Source data >>
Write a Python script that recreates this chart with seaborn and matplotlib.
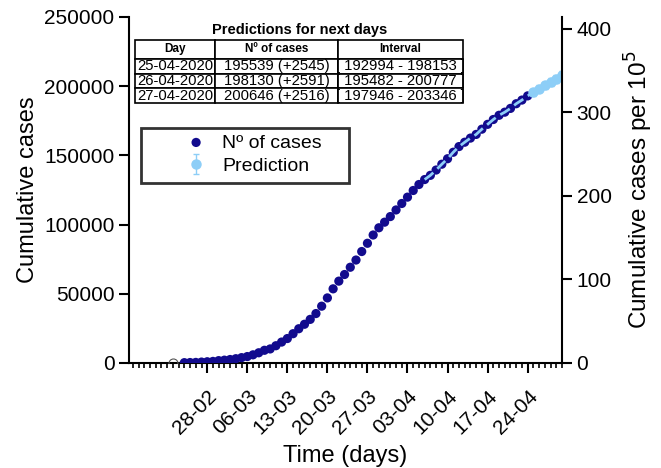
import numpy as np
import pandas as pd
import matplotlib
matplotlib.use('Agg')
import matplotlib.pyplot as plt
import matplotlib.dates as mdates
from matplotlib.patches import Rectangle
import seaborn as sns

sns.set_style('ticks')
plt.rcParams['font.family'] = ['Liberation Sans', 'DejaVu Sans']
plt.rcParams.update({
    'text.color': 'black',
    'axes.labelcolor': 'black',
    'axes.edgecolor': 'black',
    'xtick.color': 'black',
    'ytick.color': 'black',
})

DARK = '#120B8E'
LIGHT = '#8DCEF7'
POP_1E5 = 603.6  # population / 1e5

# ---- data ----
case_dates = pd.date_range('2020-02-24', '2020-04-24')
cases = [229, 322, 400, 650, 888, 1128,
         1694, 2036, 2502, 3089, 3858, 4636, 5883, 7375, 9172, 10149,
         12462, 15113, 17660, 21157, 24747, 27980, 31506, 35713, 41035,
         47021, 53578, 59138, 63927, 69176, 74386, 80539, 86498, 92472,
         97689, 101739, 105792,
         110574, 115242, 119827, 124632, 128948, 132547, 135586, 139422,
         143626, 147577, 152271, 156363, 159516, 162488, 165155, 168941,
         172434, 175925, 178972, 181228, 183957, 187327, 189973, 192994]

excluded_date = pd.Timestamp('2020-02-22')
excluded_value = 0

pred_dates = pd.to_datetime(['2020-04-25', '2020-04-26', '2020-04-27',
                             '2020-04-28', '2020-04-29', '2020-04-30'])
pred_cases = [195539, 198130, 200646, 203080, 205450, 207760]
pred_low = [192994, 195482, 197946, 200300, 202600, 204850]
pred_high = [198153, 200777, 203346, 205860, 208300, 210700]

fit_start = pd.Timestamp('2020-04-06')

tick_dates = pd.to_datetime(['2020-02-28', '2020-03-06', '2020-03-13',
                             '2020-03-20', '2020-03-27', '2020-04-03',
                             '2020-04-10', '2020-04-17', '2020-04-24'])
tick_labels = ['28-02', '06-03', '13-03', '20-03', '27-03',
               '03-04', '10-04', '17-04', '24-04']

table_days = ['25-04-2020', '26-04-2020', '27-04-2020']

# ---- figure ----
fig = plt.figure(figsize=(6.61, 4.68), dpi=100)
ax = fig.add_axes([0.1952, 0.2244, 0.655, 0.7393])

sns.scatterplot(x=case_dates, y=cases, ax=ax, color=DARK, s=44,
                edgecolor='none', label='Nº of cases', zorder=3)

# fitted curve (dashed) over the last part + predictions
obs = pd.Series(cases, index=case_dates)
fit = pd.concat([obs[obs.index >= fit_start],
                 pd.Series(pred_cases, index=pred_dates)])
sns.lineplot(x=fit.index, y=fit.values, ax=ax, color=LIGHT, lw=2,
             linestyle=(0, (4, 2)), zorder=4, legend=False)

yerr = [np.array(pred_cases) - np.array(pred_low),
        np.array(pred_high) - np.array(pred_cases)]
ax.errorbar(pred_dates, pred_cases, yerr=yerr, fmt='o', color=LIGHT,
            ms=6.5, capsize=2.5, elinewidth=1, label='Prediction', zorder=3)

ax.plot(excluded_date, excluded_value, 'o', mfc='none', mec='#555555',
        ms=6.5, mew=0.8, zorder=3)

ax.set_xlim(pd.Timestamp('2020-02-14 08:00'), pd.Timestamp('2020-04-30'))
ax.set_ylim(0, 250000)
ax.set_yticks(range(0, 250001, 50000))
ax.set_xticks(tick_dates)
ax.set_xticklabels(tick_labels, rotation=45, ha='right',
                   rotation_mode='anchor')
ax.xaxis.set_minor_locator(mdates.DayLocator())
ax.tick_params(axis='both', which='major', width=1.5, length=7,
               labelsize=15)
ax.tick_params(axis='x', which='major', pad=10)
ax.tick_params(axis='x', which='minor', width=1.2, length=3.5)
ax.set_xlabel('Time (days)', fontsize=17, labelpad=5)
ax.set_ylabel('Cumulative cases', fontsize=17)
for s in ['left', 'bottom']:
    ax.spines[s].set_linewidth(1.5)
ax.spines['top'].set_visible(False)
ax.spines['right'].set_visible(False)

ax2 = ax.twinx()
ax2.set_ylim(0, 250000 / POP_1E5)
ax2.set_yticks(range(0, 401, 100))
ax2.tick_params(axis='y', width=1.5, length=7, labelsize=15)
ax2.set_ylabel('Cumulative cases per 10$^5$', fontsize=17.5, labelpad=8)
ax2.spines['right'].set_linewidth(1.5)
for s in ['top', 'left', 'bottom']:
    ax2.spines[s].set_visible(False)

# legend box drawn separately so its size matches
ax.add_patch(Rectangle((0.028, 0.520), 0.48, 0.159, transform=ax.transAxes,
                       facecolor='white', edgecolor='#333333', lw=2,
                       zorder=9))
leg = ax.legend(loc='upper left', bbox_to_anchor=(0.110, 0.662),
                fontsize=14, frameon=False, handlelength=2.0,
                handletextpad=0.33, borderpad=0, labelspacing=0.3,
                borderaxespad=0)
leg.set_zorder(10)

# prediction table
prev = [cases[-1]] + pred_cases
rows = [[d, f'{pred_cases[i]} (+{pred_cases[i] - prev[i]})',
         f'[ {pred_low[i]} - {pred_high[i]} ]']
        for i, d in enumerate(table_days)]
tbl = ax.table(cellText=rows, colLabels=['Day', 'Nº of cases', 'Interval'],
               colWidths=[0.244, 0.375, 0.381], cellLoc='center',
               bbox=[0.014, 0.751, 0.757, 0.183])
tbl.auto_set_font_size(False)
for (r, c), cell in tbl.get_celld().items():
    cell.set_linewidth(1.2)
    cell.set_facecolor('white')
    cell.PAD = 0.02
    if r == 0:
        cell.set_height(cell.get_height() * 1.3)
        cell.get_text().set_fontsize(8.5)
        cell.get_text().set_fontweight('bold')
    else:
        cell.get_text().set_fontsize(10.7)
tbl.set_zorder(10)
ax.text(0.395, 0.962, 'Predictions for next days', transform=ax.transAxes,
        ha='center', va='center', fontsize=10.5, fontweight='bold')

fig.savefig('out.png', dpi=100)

--

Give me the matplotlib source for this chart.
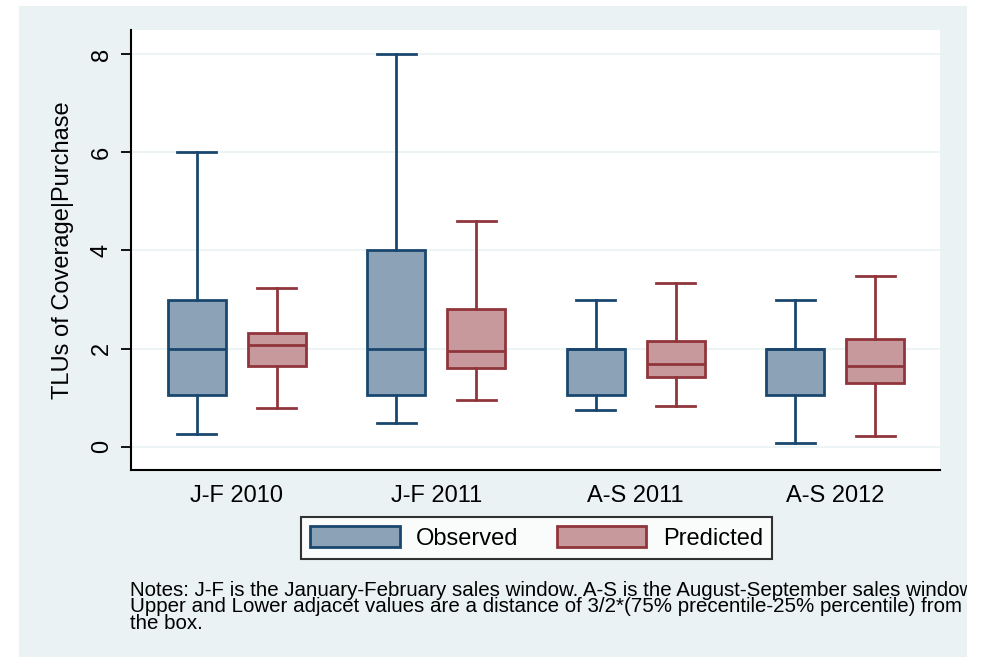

Written task >> Nothing but the lines above, starting at the line that contains "Write a Python" and ending at the line that contains "excluded_value = 0", should be given again, exactly and without the pictures.

Answer for this exercise >>
Write a Python script that recreates this chart with seaborn and matplotlib.
import numpy as np
import pandas as pd
import matplotlib
matplotlib.use('Agg')
import matplotlib.pyplot as plt
import matplotlib.dates as mdates
from matplotlib.patches import Rectangle
import seaborn as sns

sns.set_style('ticks')
plt.rcParams['font.family'] = ['Liberation Sans', 'DejaVu Sans']
plt.rcParams.update({
    'text.color': 'black',
    'axes.labelcolor': 'black',
    'axes.edgecolor': 'black',
    'xtick.color': 'black',
    'ytick.color': 'black',
})

DARK = '#120B8E'
LIGHT = '#8DCEF7'
POP_1E5 = 603.6  # population / 1e5

# ---- data ----
case_dates = pd.date_range('2020-02-24', '2020-04-24')
cases = [229, 322, 400, 650, 888, 1128,
         1694, 2036, 2502, 3089, 3858, 4636, 5883, 7375, 9172, 10149,
         12462, 15113, 17660, 21157, 24747, 27980, 31506, 35713, 41035,
         47021, 53578, 59138, 63927, 69176, 74386, 80539, 86498, 92472,
         97689, 101739, 105792,
         110574, 115242, 119827, 124632, 128948, 132547, 135586, 139422,
         143626, 147577, 152271, 156363, 159516, 162488, 165155, 168941,
         172434, 175925, 178972, 181228, 183957, 187327, 189973, 192994]

excluded_date = pd.Timestamp('2020-02-22')
excluded_value = 0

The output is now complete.